Yes you would pull out carbon dioxide, except you would just as likely condense a lot of water, and any other compound in vapor with a higher boiling point than liquid nitrogen.

Don Yee


Tyler-

Logical thing to try, but it does not work with CO2. CO2 is a little different that way, At the temperature where solid frozen CO2 (also dry ice) melts into liquid CO2, its vapor pressure happens to be higher than one atmosphere. So, whenever the pressure is 1 atmosphere or less, CO2 just skips the liquid phase. The solid evaporates into gas, or the gas "frosts" making dry ice. No melting, no liquid, happens in between. Which is of course why it is commonly called "dry ice".

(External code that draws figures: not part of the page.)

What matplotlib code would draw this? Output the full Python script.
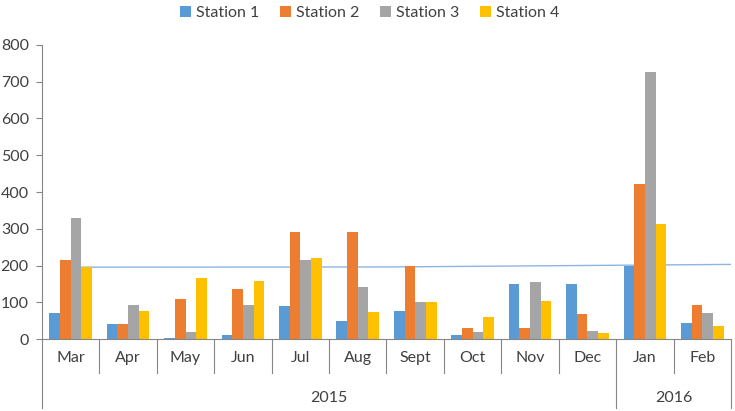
import matplotlib
matplotlib.use("Agg")
import matplotlib.pyplot as plt
import matplotlib.transforms as mtransforms
import numpy as np

plt.rcParams['font.family'] = ['Lato', 'DejaVu Sans']

months = ["Mar", "Apr", "May", "Jun", "Jul", "Aug", "Sept", "Oct", "Nov", "Dec", "Jan", "Feb"]
years = ["2015", "2016"]
year_spans = [(0, 9), (10, 11)]
series_names = ["Station 1", "Station 2", "Station 3", "Station 4"]
station1 = [72, 40, 4, 12, 91, 49, 76, 10, 151, 151, 199, 43]
station2 = [215, 40, 109, 135, 292, 292, 199, 29, 29, 69, 421, 92]
station3 = [328, 92, 20, 92, 215, 141, 101, 19, 156, 22, 727, 70]
station4 = [196, 77, 167, 158, 220, 74, 101, 59, 103, 15, 312, 35]
ref_line_x = [0, 5.5, 11.5]
ref_line_y = [195.5, 196, 203]
yticks = [0, 100, 200, 300, 400, 500, 600, 700, 800]

colors = ["#5B9BD5", "#ED7D31", "#A5A5A5", "#FFC000"]
axis_color = "#868686"
text_color = "#404040"
fs = 11.5

fig = plt.figure(figsize=(7.35, 4.11), dpi=100)
ax = fig.add_axes([42 / 735, (411 - 339) / 411, 689 / 735, (339 - 45) / 411])

x = np.arange(len(months))
w = 0.186
data = [station1, station2, station3, station4]
ax.plot(ref_line_x, ref_line_y, color="#8EB4E3", lw=1.0, zorder=1)
for i, (vals, c, name) in enumerate(zip(data, colors, series_names)):
    ax.bar(x + (i - 1.5) * w, vals, width=w, color=c, label=name, zorder=2)

ax.set_xlim(-0.5, len(months) - 0.5)
ax.set_ylim(0, 800)
ax.set_yticks(yticks)
ax.tick_params(axis='y', direction='out', length=4.5, width=0.8, color=axis_color,
               labelsize=fs, labelcolor=text_color, pad=5)
ax.set_xticks([])
for s in ["top", "right"]:
    ax.spines[s].set_visible(False)
for s in ["left", "bottom"]:
    ax.spines[s].set_color(axis_color)
    ax.spines[s].set_linewidth(0.8)

trans = mtransforms.blended_transform_factory(ax.transData, ax.transAxes)
year_bounds = {-0.5, len(months) - 0.5}
for a, b in year_spans:
    year_bounds.add(a - 0.5)
    year_bounds.add(b + 0.5)
for k in range(len(months) + 1):
    xb = k - 0.5
    if xb in year_bounds:
        y0 = -0.235
    else:
        y0 = -0.116
    ax.plot([xb, xb], [0, y0], transform=trans, color=axis_color, lw=0.8, clip_on=False)

for xi, m in zip(x, months):
    ax.text(xi, -0.065, m, transform=trans, ha='center', va='center', fontsize=fs, color=text_color)
for (a, b), yr in zip(year_spans, years):
    ax.text((a + b) / 2, -0.20, yr, transform=trans, ha='center', va='center', fontsize=fs, color=text_color)

fig.legend(*ax.get_legend_handles_labels(), loc='upper center', bbox_to_anchor=(0.503, 1.02),
           ncol=4, frameon=False, fontsize=fs, handlelength=0.7, handleheight=0.7,
           handletextpad=0.3, columnspacing=1.3, labelcolor=text_color)

fig.savefig("out.png", dpi=100)
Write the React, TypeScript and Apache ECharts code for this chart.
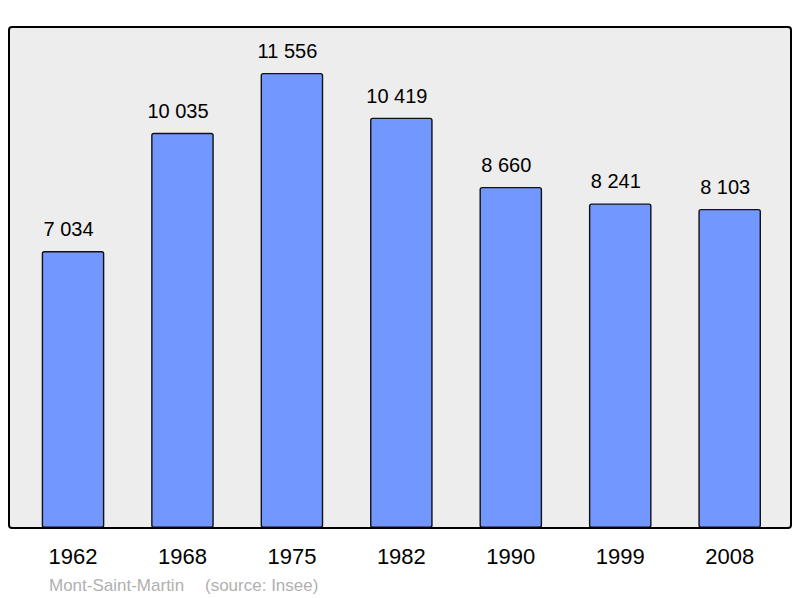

The pressure in your balloon is only 1-10% higher than 1 atmosphere. Not really different. Instead you would need a metal pressure tank holding 10 atmospheres of CO2 gas pressure. (Please do not try this without friends and knowledgeable supervision.) Then the tank over your LN2 bucket would collect CO2 liquid at around -50C. The best you could do is 3885mm pressure (~5 atm.) at -56.6 degrees C, which is the "triple-point" of CO2. Colder than that, your liquid CO2 would all freeze solid. Warmer than that, you would need higher pressure of CO2 than 5 atmospheres.

Water's triple-point has a vapor pressure well below 1 atmosphere, so we on Earth commonly get to experience liquid H2O. Outdoors on Mars, they would not. Their ice-slush drinks would try to turn into clear dry sand. The "sand" would never melt in the cup, just slowly vanish from top to bottom. If you kept the lid on, then you'd actually get to see and shake some liquid wet slush inside the cup. And the vapor would lightly breathe out through the hole until it was all gone. It would be ten times the novelty it is here on Earth.